Et ce soir, je suis écoeurante. Parce que je refuse de dire que la contention et l’isolement sont du soin. Une mesure de sécurité, je veux bien le comprendre, même si on peut faire autrement, mais du soin, non. Je dis que dire que des violences exercées sur les patients, aussi protocolisées soient-elles, sont du soin est une façon de ne pas s’interroger sur ses actes, de refuser de voir la souffrance du patient, la nier même, en rendant cette souffrance illégitime puisqu’on agit, non seulement pour son bien, mais pour le soigner. Je suis écoeurante, oui, je l’imagine bien, ce n’est pas agréable de s’entendre dire qu’on fait souffrir, et qu’en plus on s’en glorifie avec des théories à deux balles sur ces psychotiques “éparpillés” à qui cela fera tellement de bien d’être attachés et isolés. Qui a envie de se retrouver seul, attaché à un lit, quand il demande du réconfort ou de l’apaisement? Personne, sauf les psychotiques bien sûr, ah oui, eux ils aiment ça! Eh bien, je dis que non. Je dis que nous ressentons les choses comme les autres, souvent même plus, et que l’inconfort des liens, oui nous les sentons, la solitude, enfermé entre quatre murs, notre coeur la ressent comme un rejet, comme une violence sans nom. Oui, c’est écoeurant tout ça, ces fous qui sentent et pleurent et vivent comme tout le monde. Je dis qu’on peut réfléchir à d’autres façon de traiter les gens, je dis que les patients en psychiatrie ont droit aux mêmes égards et au même respect que tout un chacun. Je dis que ces mauvais traitements, on ne les oublie pas comme ça, que c’est de la souffrance ajoutée à de la souffrance par ceux-là même qui prétendent nous soigner.

Dans un monde où il y aurait, à entendre certains,  les courageux infirmiers normaux et les méchants fous à maîtriser, avec une barrière infranchissable, un fou reste un fou, n’est-ce pas, comme nous l’a rappelé un infirmier syndicaliste il y a peu de temps, mon discours est écoeurant. Parce que je dis que nous sommes des hommes comme vous, que trop souvent vous abusez de votre pouvoir, et qu’au lieu de vous interroger vous le théorisez pour le banaliser.
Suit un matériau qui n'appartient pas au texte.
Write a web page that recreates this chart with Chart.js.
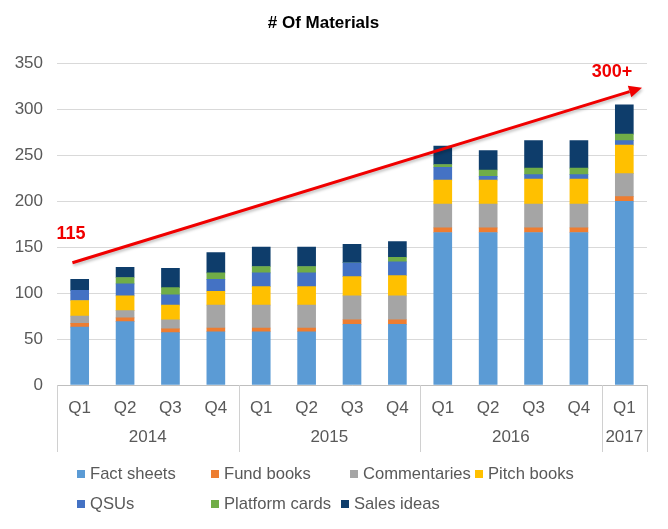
<!DOCTYPE html>
<html>
<head>
<meta charset="utf-8">
<script src="https://cdn.jsdelivr.net/npm/chart.js@4/dist/chart.umd.min.js"></script>
<style>
  html, body { margin: 0; padding: 0; background: #fff; }
  #wrap { position: relative; width: 668px; height: 529px; }
  canvas { display: block; }
  .lg { position: absolute; font-family: "Liberation Sans", Arial, sans-serif; font-size: 16.6px; color: #595959; line-height: 20px; white-space: nowrap; }
  .lg i { display: inline-block; width: 8px; height: 8px; margin-right: 5px; vertical-align: 1px; }
</style>
</head>
<body>
<div id="wrap">
  <canvas id="c" width="668" height="529"></canvas>
  <div id="legend"></div>
</div>
<script>
// ---- data ----
const quarters = ['Q1','Q2','Q3','Q4','Q1','Q2','Q3','Q4','Q1','Q2','Q3','Q4','Q1'];
const years = ['2014','2015','2016','2017'];
const yearSizes = [4, 4, 4, 1];

const factSheets    = [63, 69, 57, 58, 58, 58, 66, 66, 166, 166, 166, 166, 200];
const fundBooks     = [4, 4, 4, 4, 4, 4, 5, 5, 5, 5, 5, 5, 5];
const commentaries  = [8, 8, 10, 25, 25, 25, 26, 26, 26, 26, 26, 26, 25];
const pitchBooks    = [17, 16, 16, 15, 20, 20, 21, 22, 26, 26, 27, 27, 31];
const qsus          = [11, 13, 11, 13, 15, 15, 15, 15, 14, 4, 5, 5, 5];
const platformCards = [0, 7, 8, 7, 7, 7, 0, 5, 3, 7, 7, 7, 7];
const salesIdeas    = [12, 11, 21, 22, 21, 21, 20, 17, 20, 21, 30, 30, 32];

const seriesNames  = ['Fact sheets','Fund books','Commentaries','Pitch books','QSUs','Platform cards','Sales ideas'];
const seriesColors = ['#5B9BD5','#ED7D31','#A5A5A5','#FFC000','#4472C4','#70AD47','#0E3D6B'];
const seriesData   = [factSheets, fundBooks, commentaries, pitchBooks, qsus, platformCards, salesIdeas];

const yTicks = [0, 50, 100, 150, 200, 250, 300, 350];

// trend arrow (category index, value)
const arrowFrom = [-0.16, 133];
const arrowTo   = [12.39, 323.5];
const notes = [
  { text: '115',  at: [-0.19, 164.5] },
  { text: '300+', at: [11.73, 341] }
];

const FONT = '"Liberation Sans", Arial, sans-serif';
const GREY = '#595959';

// legend (HTML, real text)
const legendPos = [[77,464],[211,464],[350,464],[475,464],[77,494],[211,494],[341,494]];
const lg = document.getElementById('legend');
seriesNames.forEach((n, i) => {
  const d = document.createElement('div');
  d.className = 'lg';
  d.style.left = legendPos[i][0] + 'px';
  d.style.top = legendPos[i][1] + 'px';
  d.innerHTML = '<i style="background:' + seriesColors[i] + '"></i>' + n;
  lg.appendChild(d);
});

const extras = {
  id: 'extras',
  afterDatasetsDraw(chart) {
    const ctx = chart.ctx, x = chart.scales.x, y = chart.scales.y;
    const bottom = chart.chartArea.bottom;
    ctx.save();
    // group separators and year labels
    ctx.strokeStyle = '#D0D0D0';
    ctx.lineWidth = 1;
    let start = 0;
    const bounds = [-0.5];
    yearSizes.forEach(s => { start += s; bounds.push(start - 0.5); });
    bounds.forEach(b => {
      const px = Math.round(x.getPixelForValue(b)) + 0.5;
      ctx.beginPath(); ctx.moveTo(px, bottom); ctx.lineTo(px, 452); ctx.stroke();
    });
    ctx.fillStyle = GREY;
    ctx.font = '17px ' + FONT;
    ctx.textAlign = 'center';
    ctx.textBaseline = 'middle';
    let s0 = 0;
    years.forEach((yr, i) => {
      const mid = s0 + (yearSizes[i] - 1) / 2;
      ctx.fillText(yr, x.getPixelForValue(mid), 437);
      s0 += yearSizes[i];
    });
    // arrow
    const x1 = x.getPixelForValue(arrowFrom[0]), y1 = y.getPixelForValue(arrowFrom[1]);
    const x2 = x.getPixelForValue(arrowTo[0]),   y2 = y.getPixelForValue(arrowTo[1]);
    const ang = Math.atan2(y2 - y1, x2 - x1);
    const hl = 13, hw = 6;
    const bx = x2 - hl * Math.cos(ang), by = y2 - hl * Math.sin(ang);
    ctx.strokeStyle = '#F00000';
    ctx.fillStyle = '#F00000';
    ctx.lineWidth = 3;
    ctx.shadowColor = 'rgba(0,0,0,0.25)';
    ctx.shadowBlur = 3;
    ctx.shadowOffsetX = 1;
    ctx.shadowOffsetY = 2;
    ctx.beginPath(); ctx.moveTo(x1, y1); ctx.lineTo(bx, by); ctx.stroke();
    ctx.beginPath();
    ctx.moveTo(x2, y2);
    ctx.lineTo(bx + hw * Math.sin(ang), by - hw * Math.cos(ang));
    ctx.lineTo(bx - hw * Math.sin(ang), by + hw * Math.cos(ang));
    ctx.closePath(); ctx.fill();
    ctx.shadowColor = 'transparent';
    ctx.font = 'bold 18px ' + FONT;
    ctx.fillStyle = '#F00000';
    notes.forEach(n => {
      ctx.fillText(n.text, x.getPixelForValue(n.at[0]), y.getPixelForValue(n.at[1]));
    });
    ctx.restore();
  }
};

new Chart(document.getElementById('c'), {
  type: 'bar',
  data: {
    labels: quarters,
    datasets: seriesNames.map((n, i) => ({
      label: n,
      data: seriesData[i],
      backgroundColor: seriesColors[i],
      borderWidth: 0,
      barThickness: 18
    }))
  },
  options: {
    responsive: false,
    animation: false,
    devicePixelRatio: 1,
    layout: { padding: { left: 0, right: 21, top: 0, bottom: 0 } },
    plugins: {
      legend: { display: false },
      tooltip: { enabled: false },
      title: {
        display: true,
        text: '# Of Materials',
        color: '#000',
        font: { family: FONT, size: 17, weight: 'bold' },
        padding: { top: 13, bottom: 30 }
      }
    },
    scales: {
      x: {
        stacked: true,
        grid: { display: false, drawTicks: false },
        border: { display: true, color: '#BFBFBF', width: 1 },
        ticks: { color: GREY, font: { family: FONT, size: 17 }, padding: 13, maxRotation: 0, autoSkip: false },
        afterFit(s) { s.height = 144; }
      },
      y: {
        stacked: true,
        min: 0, max: 350,
        afterBuildTicks(s) { s.ticks = yTicks.map(v => ({ value: v })); },
        grid: { color: '#D9D9D9', drawTicks: false },
        border: { display: false },
        ticks: { color: GREY, font: { family: FONT, size: 17 }, padding: 14 },
        afterFit(s) { s.width = 57; }
      }
    }
  },
  plugins: [extras]
});
</script>
</body>
</html>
Je dis que ça nous fait du mal, je dis que vous faites du mal en vous donnant bonne conscience, et que si votre travail n’est pas facile, notre vie  non plus, et encore moins quand on répond à la souffrance par de la violence.

Alors, oui, je suis écoeurante. Parce que toute cette violence envers les usagers, qui n’ont rien à dire, rien à faire, qu’à rester de l’autre côté de la barrière en hochant la tête devant les péremptoires “c’est pour votre bien”, “c’est du soin”, elle ne passe pas. Je suis écoeurante et c’est la preuve que je suis encore vivante et blessée devant la douleur des autres.